**WHAT YOU NEED TO DO:**
Repeat the whole of the data, keeping every detail the same.

**DATA:**
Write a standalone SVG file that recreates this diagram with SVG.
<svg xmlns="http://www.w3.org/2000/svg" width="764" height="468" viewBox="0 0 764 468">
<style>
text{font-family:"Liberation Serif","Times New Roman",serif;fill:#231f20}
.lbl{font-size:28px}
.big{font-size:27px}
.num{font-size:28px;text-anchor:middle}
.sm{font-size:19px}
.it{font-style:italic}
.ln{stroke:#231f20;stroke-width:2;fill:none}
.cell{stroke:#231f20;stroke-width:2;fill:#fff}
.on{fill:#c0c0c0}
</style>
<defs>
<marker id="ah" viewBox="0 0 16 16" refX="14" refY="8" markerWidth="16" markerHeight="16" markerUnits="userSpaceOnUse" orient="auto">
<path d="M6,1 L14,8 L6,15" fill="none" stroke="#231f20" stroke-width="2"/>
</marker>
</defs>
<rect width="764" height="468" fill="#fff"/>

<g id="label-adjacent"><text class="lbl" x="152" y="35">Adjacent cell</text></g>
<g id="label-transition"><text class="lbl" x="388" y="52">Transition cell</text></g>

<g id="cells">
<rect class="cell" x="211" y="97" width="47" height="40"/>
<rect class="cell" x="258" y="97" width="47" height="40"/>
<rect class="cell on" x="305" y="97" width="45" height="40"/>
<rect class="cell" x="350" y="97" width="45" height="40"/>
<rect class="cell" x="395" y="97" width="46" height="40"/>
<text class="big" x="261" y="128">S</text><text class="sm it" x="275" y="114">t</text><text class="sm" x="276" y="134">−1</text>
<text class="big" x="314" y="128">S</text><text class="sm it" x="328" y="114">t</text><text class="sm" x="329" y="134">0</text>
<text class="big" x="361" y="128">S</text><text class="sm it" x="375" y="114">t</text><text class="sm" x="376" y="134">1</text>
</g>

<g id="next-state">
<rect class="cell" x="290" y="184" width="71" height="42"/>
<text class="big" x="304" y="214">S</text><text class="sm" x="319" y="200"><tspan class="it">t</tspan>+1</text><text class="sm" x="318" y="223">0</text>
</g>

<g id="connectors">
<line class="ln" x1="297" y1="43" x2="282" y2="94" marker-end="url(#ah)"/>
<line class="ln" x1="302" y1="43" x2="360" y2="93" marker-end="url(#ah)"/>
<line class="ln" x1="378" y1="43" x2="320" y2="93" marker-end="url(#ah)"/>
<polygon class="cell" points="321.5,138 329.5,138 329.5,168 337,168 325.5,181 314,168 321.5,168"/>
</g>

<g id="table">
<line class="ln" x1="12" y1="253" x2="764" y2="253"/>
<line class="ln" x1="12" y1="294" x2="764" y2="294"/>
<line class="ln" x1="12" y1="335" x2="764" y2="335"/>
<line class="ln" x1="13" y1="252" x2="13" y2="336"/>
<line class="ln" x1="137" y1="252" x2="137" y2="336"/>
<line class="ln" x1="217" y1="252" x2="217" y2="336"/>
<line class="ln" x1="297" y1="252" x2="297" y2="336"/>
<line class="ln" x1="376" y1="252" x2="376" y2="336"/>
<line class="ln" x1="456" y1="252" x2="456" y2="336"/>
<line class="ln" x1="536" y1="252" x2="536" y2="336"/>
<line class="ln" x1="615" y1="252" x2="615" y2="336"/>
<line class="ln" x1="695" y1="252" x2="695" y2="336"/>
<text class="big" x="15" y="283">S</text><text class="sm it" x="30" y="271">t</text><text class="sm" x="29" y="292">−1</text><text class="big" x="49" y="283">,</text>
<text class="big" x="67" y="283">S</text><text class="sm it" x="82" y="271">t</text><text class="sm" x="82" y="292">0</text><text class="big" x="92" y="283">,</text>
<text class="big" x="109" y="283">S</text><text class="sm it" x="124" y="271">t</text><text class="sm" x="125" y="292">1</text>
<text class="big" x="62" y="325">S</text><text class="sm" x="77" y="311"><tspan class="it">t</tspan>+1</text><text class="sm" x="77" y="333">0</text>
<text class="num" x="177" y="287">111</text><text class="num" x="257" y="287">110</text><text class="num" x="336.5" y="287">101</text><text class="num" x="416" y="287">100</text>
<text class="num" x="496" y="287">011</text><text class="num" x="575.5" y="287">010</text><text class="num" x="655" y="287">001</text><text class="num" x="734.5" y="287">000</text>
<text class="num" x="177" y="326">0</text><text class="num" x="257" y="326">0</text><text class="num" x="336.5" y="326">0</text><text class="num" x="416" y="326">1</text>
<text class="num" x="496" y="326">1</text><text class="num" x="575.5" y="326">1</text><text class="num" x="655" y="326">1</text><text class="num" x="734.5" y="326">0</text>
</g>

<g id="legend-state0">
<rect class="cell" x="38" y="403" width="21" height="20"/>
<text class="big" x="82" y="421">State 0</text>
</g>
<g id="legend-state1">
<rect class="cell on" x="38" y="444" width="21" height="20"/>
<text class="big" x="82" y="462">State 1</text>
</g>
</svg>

**SOLUTION FOR THIS EXERCISE:**
Write a standalone SVG file that recreates this diagram with SVG.
<svg xmlns="http://www.w3.org/2000/svg" width="764" height="468" viewBox="0 0 764 468">
<style>
text{font-family:"Liberation Serif","Times New Roman",serif;fill:#231f20}
.lbl{font-size:28px}
.big{font-size:27px}
.num{font-size:28px;text-anchor:middle}
.sm{font-size:19px}
.it{font-style:italic}
.ln{stroke:#231f20;stroke-width:2;fill:none}
.cell{stroke:#231f20;stroke-width:2;fill:#fff}
.on{fill:#c0c0c0}
</style>
<defs>
<marker id="ah" viewBox="0 0 16 16" refX="14" refY="8" markerWidth="16" markerHeight="16" markerUnits="userSpaceOnUse" orient="auto">
<path d="M6,1 L14,8 L6,15" fill="none" stroke="#231f20" stroke-width="2"/>
</marker>
</defs>
<rect width="764" height="468" fill="#fff"/>

<g id="label-adjacent"><text class="lbl" x="152" y="35">Adjacent cell</text></g>
<g id="label-transition"><text class="lbl" x="388" y="52">Transition cell</text></g>

<g id="cells">
<rect class="cell" x="211" y="97" width="47" height="40"/>
<rect class="cell" x="258" y="97" width="47" height="40"/>
<rect class="cell on" x="305" y="97" width="45" height="40"/>
<rect class="cell" x="350" y="97" width="45" height="40"/>
<rect class="cell" x="395" y="97" width="46" height="40"/>
<text class="big" x="261" y="128">S</text><text class="sm it" x="275" y="114">t</text><text class="sm" x="276" y="134">−1</text>
<text class="big" x="314" y="128">S</text><text class="sm it" x="328" y="114">t</text><text class="sm" x="329" y="134">0</text>
<text class="big" x="361" y="128">S</text><text class="sm it" x="375" y="114">t</text><text class="sm" x="376" y="134">1</text>
</g>

<g id="next-state">
<rect class="cell" x="290" y="184" width="71" height="42"/>
<text class="big" x="304" y="214">S</text><text class="sm" x="319" y="200"><tspan class="it">t</tspan>+1</text><text class="sm" x="318" y="223">0</text>
</g>

<g id="connectors">
<line class="ln" x1="297" y1="43" x2="282" y2="94" marker-end="url(#ah)"/>
<line class="ln" x1="302" y1="43" x2="360" y2="93" marker-end="url(#ah)"/>
<line class="ln" x1="378" y1="43" x2="320" y2="93" marker-end="url(#ah)"/>
<polygon class="cell" points="321.5,138 329.5,138 329.5,168 337,168 325.5,181 314,168 321.5,168"/>
</g>

<g id="table">
<line class="ln" x1="12" y1="253" x2="764" y2="253"/>
<line class="ln" x1="12" y1="294" x2="764" y2="294"/>
<line class="ln" x1="12" y1="335" x2="764" y2="335"/>
<line class="ln" x1="13" y1="252" x2="13" y2="336"/>
<line class="ln" x1="137" y1="252" x2="137" y2="336"/>
<line class="ln" x1="217" y1="252" x2="217" y2="336"/>
<line class="ln" x1="297" y1="252" x2="297" y2="336"/>
<line class="ln" x1="376" y1="252" x2="376" y2="336"/>
<line class="ln" x1="456" y1="252" x2="456" y2="336"/>
<line class="ln" x1="536" y1="252" x2="536" y2="336"/>
<line class="ln" x1="615" y1="252" x2="615" y2="336"/>
<line class="ln" x1="695" y1="252" x2="695" y2="336"/>
<text class="big" x="15" y="283">S</text><text class="sm it" x="30" y="271">t</text><text class="sm" x="29" y="292">−1</text><text class="big" x="49" y="283">,</text>
<text class="big" x="67" y="283">S</text><text class="sm it" x="82" y="271">t</text><text class="sm" x="82" y="292">0</text><text class="big" x="92" y="283">,</text>
<text class="big" x="109" y="283">S</text><text class="sm it" x="124" y="271">t</text><text class="sm" x="125" y="292">1</text>
<text class="big" x="62" y="325">S</text><text class="sm" x="77" y="311"><tspan class="it">t</tspan>+1</text><text class="sm" x="77" y="333">0</text>
<text class="num" x="177" y="287">111</text><text class="num" x="257" y="287">110</text><text class="num" x="336.5" y="287">101</text><text class="num" x="416" y="287">100</text>
<text class="num" x="496" y="287">011</text><text class="num" x="575.5" y="287">010</text><text class="num" x="655" y="287">001</text><text class="num" x="734.5" y="287">000</text>
<text class="num" x="177" y="326">0</text><text class="num" x="257" y="326">0</text><text class="num" x="336.5" y="326">0</text><text class="num" x="416" y="326">1</text>
<text class="num" x="496" y="326">1</text><text class="num" x="575.5" y="326">1</text><text class="num" x="655" y="326">1</text><text class="num" x="734.5" y="326">0</text>
</g>

<g id="legend-state0">
<rect class="cell" x="38" y="403" width="21" height="20"/>
<text class="big" x="82" y="421">State 0</text>
</g>
<g id="legend-state1">
<rect class="cell on" x="38" y="444" width="21" height="20"/>
<text class="big" x="82" y="462">State 1</text>
</g>
</svg>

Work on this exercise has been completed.